▸ **Task prompt**:
Restate the listing that follows word for word, without its pictures.

▸ **Data segment**:
* Begin *

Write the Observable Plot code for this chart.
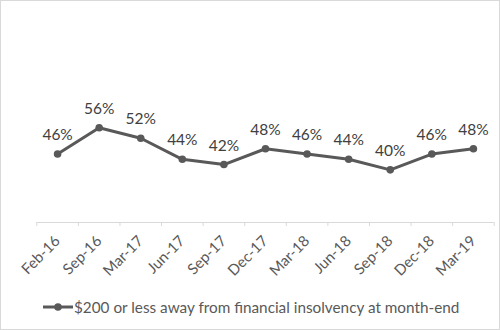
<!DOCTYPE html>
<html><head><meta charset="utf-8">
<script src="https://cdn.jsdelivr.net/npm/d3@7"></script>
<script src="https://cdn.jsdelivr.net/npm/@observablehq/plot@0.6"></script>
<style>
html,body{margin:0;padding:0;background:#fff}
#wrap{position:relative;width:500px;height:330px;overflow:hidden;font-family:Lato,"Open Sans",sans-serif}
#plot{position:absolute;left:0;top:0}
#border{position:absolute;left:0;top:0;width:500px;height:330px;box-sizing:border-box;border:1.5px solid #d9d9d9;pointer-events:none}
#legend{position:absolute;left:43px;top:297px;height:20px;display:flex;align-items:center;color:#595959;font-size:15.3px;white-space:nowrap}
#legend svg{margin-right:1px}
</style>
</head><body>
<div id="wrap"><div id="plot"></div><div id="legend"></div><div id="border"></div></div>
<script>
const categories = ["Feb-16","Sep-16","Mar-17","Jun-17","Sep-17","Dec-17","Mar-18","Jun-18","Sep-18","Dec-18","Mar-19"];
const values = [0.46,0.56,0.52,0.44,0.42,0.48,0.46,0.44,0.40,0.46,0.48];
const seriesName = "$200 or less away from financial insolvency at month-end";
const lineColor = "#595959";

const data = categories.map((c, i) => ({i, c, v: values[i]}));
const boundaries = d3.range(categories.length + 1).map(i => i - 0.5);

const chart = Plot.plot({
  width: 500,
  height: 290,
  marginLeft: 36.3,
  marginRight: 6.3,
  marginTop: 64,
  marginBottom: 68,
  style: {fontFamily: "Lato, 'Open Sans', sans-serif", background: "transparent"},
  x: {type: "linear", domain: [-0.5, categories.length - 0.5]},
  y: {domain: [0.2, 0.8], axis: null},
  marks: [
    Plot.ruleY([0.2], {stroke: "#d9d9d9", strokeWidth: 1}),
    Plot.axisX({
      ticks: d3.range(categories.length),
      tickFormat: i => categories[i],
      tickSize: 0,
      tickRotate: -45,
      tickPadding: 16,
      fontSize: 15,
      color: "#595959",
      label: null
    }),
    Plot.axisX({
      ticks: boundaries,
      tickFormat: () => "",
      tickSize: 4,
      stroke: "#d9d9d9",
      strokeOpacity: 1,
      label: null
    }),
    Plot.lineY(data, {x: "i", y: "v", stroke: lineColor, strokeWidth: 3}),
    Plot.dot(data, {x: "i", y: "v", r: 3.8, fill: lineColor, stroke: "none"}),
    Plot.text(data, {x: "i", y: "v", text: d => d3.format(".0%")(d.v), dy: -19, fontSize: 15.5, fill: "#404040"})
  ]
});
document.getElementById("plot").appendChild(chart);

const legend = document.getElementById("legend");
legend.innerHTML = `<svg width="30" height="20"><line x1="0" x2="30" y1="10" y2="10" stroke="${lineColor}" stroke-width="3"/><circle cx="15" cy="10" r="3.8" fill="${lineColor}"/></svg><span>${seriesName}</span>`;
</script>
</body></html>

* End *

▸ **The response**:
Write the Observable Plot code for this chart.
<!DOCTYPE html>
<html><head><meta charset="utf-8">
<script src="https://cdn.jsdelivr.net/npm/d3@7"></script>
<script src="https://cdn.jsdelivr.net/npm/@observablehq/plot@0.6"></script>
<style>
html,body{margin:0;padding:0;background:#fff}
#wrap{position:relative;width:500px;height:330px;overflow:hidden;font-family:Lato,"Open Sans",sans-serif}
#plot{position:absolute;left:0;top:0}
#border{position:absolute;left:0;top:0;width:500px;height:330px;box-sizing:border-box;border:1.5px solid #d9d9d9;pointer-events:none}
#legend{position:absolute;left:43px;top:297px;height:20px;display:flex;align-items:center;color:#595959;font-size:15.3px;white-space:nowrap}
#legend svg{margin-right:1px}
</style>
</head><body>
<div id="wrap"><div id="plot"></div><div id="legend"></div><div id="border"></div></div>
<script>
const categories = ["Feb-16","Sep-16","Mar-17","Jun-17","Sep-17","Dec-17","Mar-18","Jun-18","Sep-18","Dec-18","Mar-19"];
const values = [0.46,0.56,0.52,0.44,0.42,0.48,0.46,0.44,0.40,0.46,0.48];
const seriesName = "$200 or less away from financial insolvency at month-end";
const lineColor = "#595959";

const data = categories.map((c, i) => ({i, c, v: values[i]}));
const boundaries = d3.range(categories.length + 1).map(i => i - 0.5);

const chart = Plot.plot({
  width: 500,
  height: 290,
  marginLeft: 36.3,
  marginRight: 6.3,
  marginTop: 64,
  marginBottom: 68,
  style: {fontFamily: "Lato, 'Open Sans', sans-serif", background: "transparent"},
  x: {type: "linear", domain: [-0.5, categories.length - 0.5]},
  y: {domain: [0.2, 0.8], axis: null},
  marks: [
    Plot.ruleY([0.2], {stroke: "#d9d9d9", strokeWidth: 1}),
    Plot.axisX({
      ticks: d3.range(categories.length),
      tickFormat: i => categories[i],
      tickSize: 0,
      tickRotate: -45,
      tickPadding: 16,
      fontSize: 15,
      color: "#595959",
      label: null
    }),
    Plot.axisX({
      ticks: boundaries,
      tickFormat: () => "",
      tickSize: 4,
      stroke: "#d9d9d9",
      strokeOpacity: 1,
      label: null
    }),
    Plot.lineY(data, {x: "i", y: "v", stroke: lineColor, strokeWidth: 3}),
    Plot.dot(data, {x: "i", y: "v", r: 3.8, fill: lineColor, stroke: "none"}),
    Plot.text(data, {x: "i", y: "v", text: d => d3.format(".0%")(d.v), dy: -19, fontSize: 15.5, fill: "#404040"})
  ]
});
document.getElementById("plot").appendChild(chart);

const legend = document.getElementById("legend");
legend.innerHTML = `<svg width="30" height="20"><line x1="0" x2="30" y1="10" y2="10" stroke="${lineColor}" stroke-width="3"/><circle cx="15" cy="10" r="3.8" fill="${lineColor}"/></svg><span>${seriesName}</span>`;
</script>
</body></html>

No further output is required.